We give many of these schools of thoughts labels and names, although these labels oversimplify. Even within a well defined school such as Rokarism or New Hrestolism, there are often disagreements.
After Arkat, this all gets even more convoluted, as the Malkioni try to understand Arkat’s magical explorations AND try to determine where and how it went wrong. Throw in a few centuries of God Learner experiments and discoveries and you can imagine how far diverse Malkioni thought got during the Second Age.
The major modern sects of Malkionism are reactions against the philosophical excesses and hubris of the Second Age. But within them they have many movements.
So for example, even among the Rokari we have those that take a metaphorical interpretation of texts more than a literal interpretation, or that view empiricism as a better theological foundation than tradition.
For ordinary people, Malkionism offers you at least Solace in the face of Death. And for some it offers Joy.
Sadly, far too many of us cynics view Solace as some kind of con job – but remember Solace is real. The Malkioni have comfort and reassurance in the face of Death. Although that is not a tangible game mechanic cool power, it is a rational consolation that is of value to many.
Zzabur the Sorcerer Supreme was the Perfect Thought that emanated from the primal being called Malkion. Zzabur applied logical philosophy to understand and shape the world.
The magical writings of Zzabur are among the most ancient texts in Glorantha. Within these texts, Zzabur described the origins of the cosmos and the Runes, the genealogies of the gods, and the events of the Gods War. The books were named for their color, as each used parchment made from the skins of Vadeli. Thus, there is a Brown Book, a Red Book, and a Blue Book. What each book contained was a source of debate and dispute between the various sects of Malkioni and Knowledge Temples.

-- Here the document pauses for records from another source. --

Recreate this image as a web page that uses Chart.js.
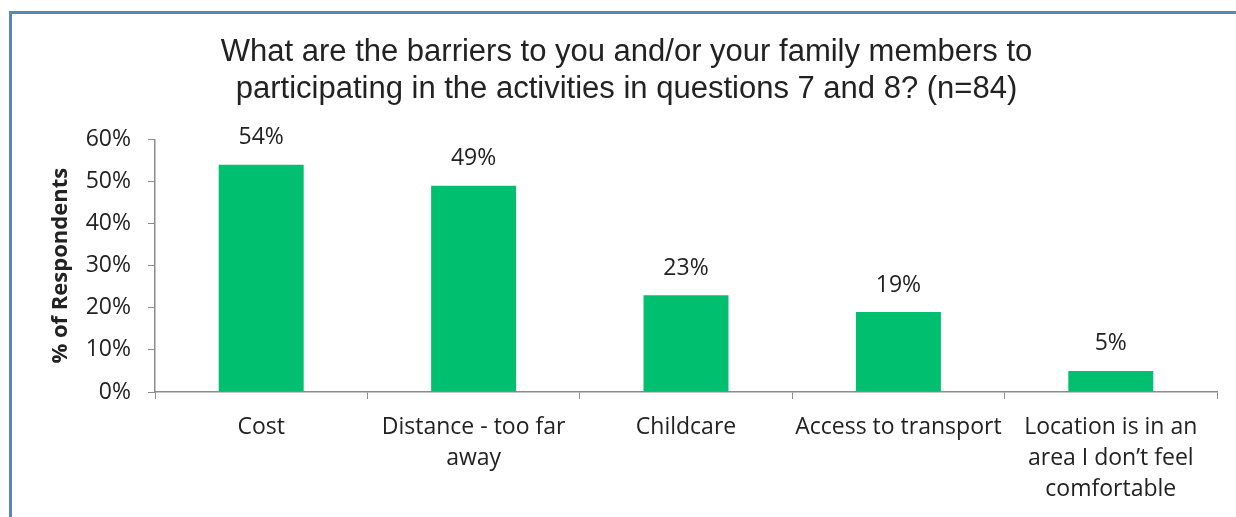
<!DOCTYPE html>
<html lang="en">
<head>
    <meta charset="UTF-8">
    <title>Barriers to participating in activities</title>
    <script src="https://cdn.jsdelivr.net/npm/chart.js"></script>
    <style>
        html, body {
            margin: 0;
            padding: 0;
            background: #ffffff;
            overflow: hidden;
        }
        #wrap {
            position: relative;
            width: 1236px;
            height: 517px;
        }
        #frame {
            position: absolute;
            left: 9px;
            top: 11px;
            width: 1300px;
            height: 600px;
            border-left: 3px solid #5a87b5;
            border-top: 3px solid #5a87b5;
            pointer-events: none;
        }
        canvas {
            position: absolute;
            left: 0;
            top: 0;
        }
    </style>
</head>
<body>
    <div id="wrap">
        <canvas id="myChart" width="1236" height="517"></canvas>
        <div id="frame"></div>
    </div>

    <script>
        const titleLines = [
            'What are the barriers to you and/or your family members to',
            'participating in the activities in questions 7 and 8? (n=84)'
        ];
        const categories = [
            'Cost',
            ['Distance - too far', 'away'],
            'Childcare',
            'Access to transport',
            ['Location is in an', 'area I don\u2019t feel', 'comfortable']
        ];
        const percentValues = [54, 49, 23, 19, 5];
        const yTicks = [0, 10, 20, 30, 40, 50, 60];

        const barGreen = '#00bf6f';
        const axisGray = '#8c8c8c';
        const textColor = '#222222';
        const labelFont = '"Open Sans", Lato, sans-serif';

        // writes the percentage above each bar
        const valueLabels = {
            id: 'valueLabels',
            afterDatasetsDraw(chart) {
                const ctx = chart.ctx;
                const meta = chart.getDatasetMeta(0);
                ctx.save();
                ctx.font = '23px ' + labelFont;
                ctx.fillStyle = textColor;
                ctx.textAlign = 'center';
                ctx.textBaseline = 'middle';
                meta.data.forEach((bar, i) => {
                    ctx.fillText(percentValues[i] + '%', bar.x, bar.y - 27);
                });
                ctx.restore();
            }
        };

        const ctx = document.getElementById('myChart').getContext('2d');

        const myChart = new Chart(ctx, {
            type: 'bar',
            data: {
                labels: categories,
                datasets: [{
                    label: '% of Respondents',
                    data: percentValues,
                    backgroundColor: barGreen,
                    borderWidth: 0,
                    barPercentage: 1,
                    categoryPercentage: 0.4
                }]
            },
            options: {
                responsive: false,
                animation: false,
                layout: {
                    padding: { top: 20, right: 19, bottom: 0, left: 36 }
                },
                plugins: {
                    legend: { display: false },
                    tooltip: { enabled: false },
                    title: {
                        display: true,
                        text: titleLines,
                        color: textColor,
                        font: { family: '"Liberation Sans", Arial, sans-serif', size: 31, weight: 'normal', lineHeight: 1.2 },
                        padding: { top: 14, bottom: 31 }
                    }
                },
                scales: {
                    x: {
                        afterFit(scale) {
                            scale.height = 125;
                        },
                        grid: {
                            display: true,
                            drawOnChartArea: false,
                            drawTicks: true,
                            tickLength: 7,
                            color: axisGray
                        },
                        border: { display: true, color: axisGray, width: 1.5 },
                        ticks: {
                            color: textColor,
                            padding: 13,
                            maxRotation: 0,
                            autoSkip: false,
                            font: { family: labelFont, size: 23, lineHeight: 1.35 }
                        }
                    },
                    y: {
                        min: 0,
                        max: 60,
                        afterBuildTicks(scale) {
                            scale.ticks = yTicks.map(v => ({ value: v }));
                        },
                        afterFit(scale) {
                            scale.width = 119;
                        },
                        grid: {
                            display: true,
                            drawOnChartArea: false,
                            drawTicks: true,
                            tickLength: 7,
                            color: axisGray
                        },
                        border: { display: true, color: axisGray, width: 1.5 },
                        ticks: {
                            color: textColor,
                            padding: 17,
                            font: { family: labelFont, size: 23 },
                            callback: v => v + '%'
                        },
                        title: {
                            display: true,
                            text: '% of Respondents',
                            color: textColor,
                            font: { family: labelFont, size: 22, weight: 'bold' },
                            padding: { top: 12, bottom: 0 }
                        }
                    }
                }
            },
            plugins: [valueLabels]
        });
    </script>
</body>
</html>
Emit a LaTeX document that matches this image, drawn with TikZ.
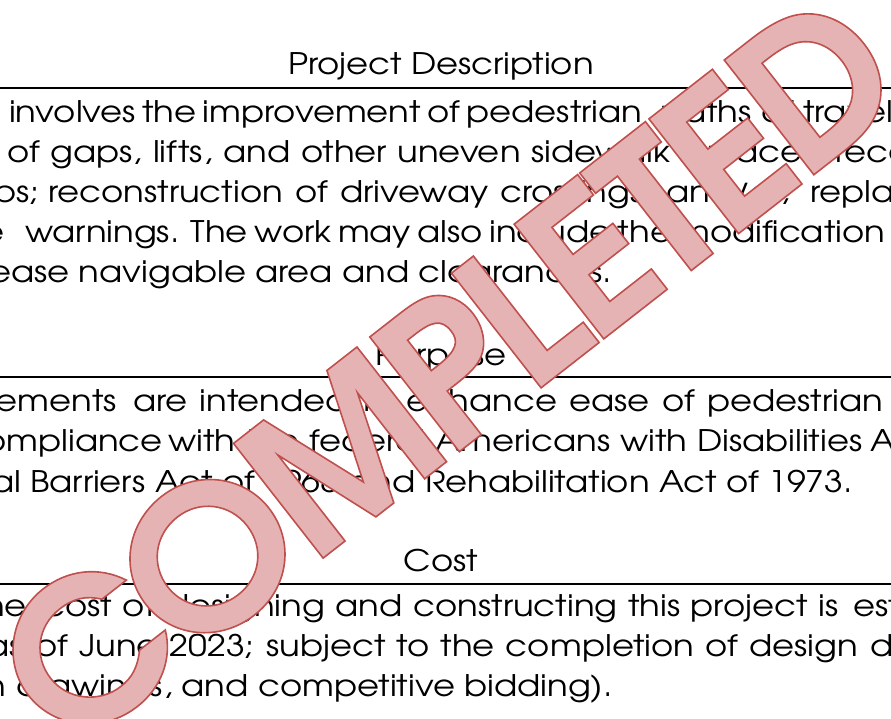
\documentclass[tikz,border=0pt]{standalone}
\usepackage{fontspec}
\setmainfont{TeX Gyre Adventor}[FakeStretch=1.14]
\newfontfamily\stampfont{TeX Gyre Adventor}[FakeStretch=1.03, LetterSpace=-5]
\usetikzlibrary{positioning}

\definecolor{stampfill}{RGB}{229,179,179}
\definecolor{stampline}{RGB}{192,80,77}

% fill and stroke the glyphs of the stamp
\newcommand{\outlined}[1]{\special{pdf:literal direct 2 Tr 1.6 w 0.753 0.314 0.302 RG}#1\special{pdf:literal direct 0 Tr}}

\begin{document}
\begin{tikzpicture}[x=1pt, y=-1pt,
  every node/.style={inner sep=0pt, font=\fontsize{29.7}{36}\selectfont},
  txt/.style={anchor=base west},
  cut/.style={anchor=base east},
  head/.style={anchor=base},
  rule/.style={line width=2pt},
  stamp/.style={anchor=center, rotate=38, font=\fontsize{197}{197}\stampfont\bfseries}]
\useasboundingbox (0,0) rectangle (891,719);
\clip (0,0) rectangle (891,719);

% Project Description
\node[head] (desc) at (441,75) {Project Description};
\draw[rule] (0,87.7) -- (891,87.7);
\node[txt] (d1) at (9,123) {\makebox[631pt][s]{involves the improvement of pedestrian}};
\node[txt] (d1r) at (660,123) {paths of travel};
\node[txt] (d2) at (7,163) {\makebox[818pt][s]{of gaps, lifts, and other uneven sidewalk surfaces;}};
\node[txt] (d2r) at (835,163) {reconstruction};
\node[cut] (d3l) at (39,203) {ramps;};
\node[txt] (d3) at (48,203) {\makebox[742pt][s]{reconstruction of driveway crossings; and/or,}};
\node[txt] (d3r) at (810,203) {replacement};
\node[cut] (d4l) at (5,243) {detectable};
\node[txt] (d4) at (25,243) {\makebox[860pt][s]{warnings. The work may also include the modification}};
\node[cut] (d5) at (612,283) {increase navigable area and clearances.};

% Purpose
\node[head] (purp) at (441,365) {Purpose};
\draw[rule] (0,376.7) -- (891,376.7);
\node[cut] (p1l) at (117,411) {improvements};
\node[txt] (p1) at (133,411) {\makebox[750pt][s]{are intended to enhance ease of pedestrian}};
\node[cut] (p2l) at (163,451.5) {compliance};
\node[txt] (p2) at (168,451.5) {\makebox[694pt][s]{with the federal Americans with Disabilities}};
\node[txt] (p2r) at (870,451.5) {Act};
\node[cut] (p3) at (853,492.5) {Architectural Barriers Act of 1968 and Rehabilitation Act of 1973.};

% Cost
\node[head] (cost) at (441,571.7) {Cost};
\draw[rule] (0,584) -- (891,584);
\node[cut] (c1l) at (27,616.7) {The};
\node[txt] (c1) at (43,616.7) {\makebox[795pt][s]{cost of designing and constructing this project is}};
\node[txt] (c1r) at (853,616.7) {estimated};
\node[cut] (c2l) at (23,656.7) {(as};
\node[txt] (c2) at (35,656.7) {\makebox[823pt][s]{of June 2023; subject to the completion of design}};
\node[txt] (c2r) at (870,656.7) {documents,};
\node[cut] (c3) at (613,696.7) {construction drawings, and competitive bidding).};

% stamp
\node[stamp] (done) at (447,369) {\color{stampfill}\outlined{COMPLETED}};
\end{tikzpicture}
\end{document}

In the Second Age, the enigmatic God Learners discovered a fragment of Zzabur‘s Red Book. The book detailed the origins of the cosmos and the Runes of Acos, beginning with Chaos and the emergence of the Powers and Elements. From that fragment, the God Learners began to categorize magic associated with gods and spirit as part of the Mythical Synthesis Movement. In 850 ST, the Revised Red Book was presented by the God Learners Collective to Bralak, Emperor of the Land and Sea.
The Revised Red Book is thought to be the first text that differentiated Rune magic from spirit magic. It also synthesized different spells with near-identical effects into a common spell with a descriptive name. Under this rubric, the label Bladesharp comprised a thousand different spirit techniques for enhancing the deadliness of a bladed weapon and the protective blessings of dozens of different cults all became known as Shield.
The original Revised Red Book was lost in the disasters that ended the Second Age, but enough fragments survived to enable the authors to reconstruct much, if not all, of that wondrous tome, now simply called The Red Book of Magic.
So if you imagine, along the western coastline of Genertela, we have many centres of intellectual discourse and discussion. Imagine the wizards debating in Leplain or Southpoint, with the most radical journeying to Sog City to consult copies of ancient texts kept within the City of Brass. This gets diffused by other wizards, taught to talars, and is forced to confront experiences of initiates and the power of cults.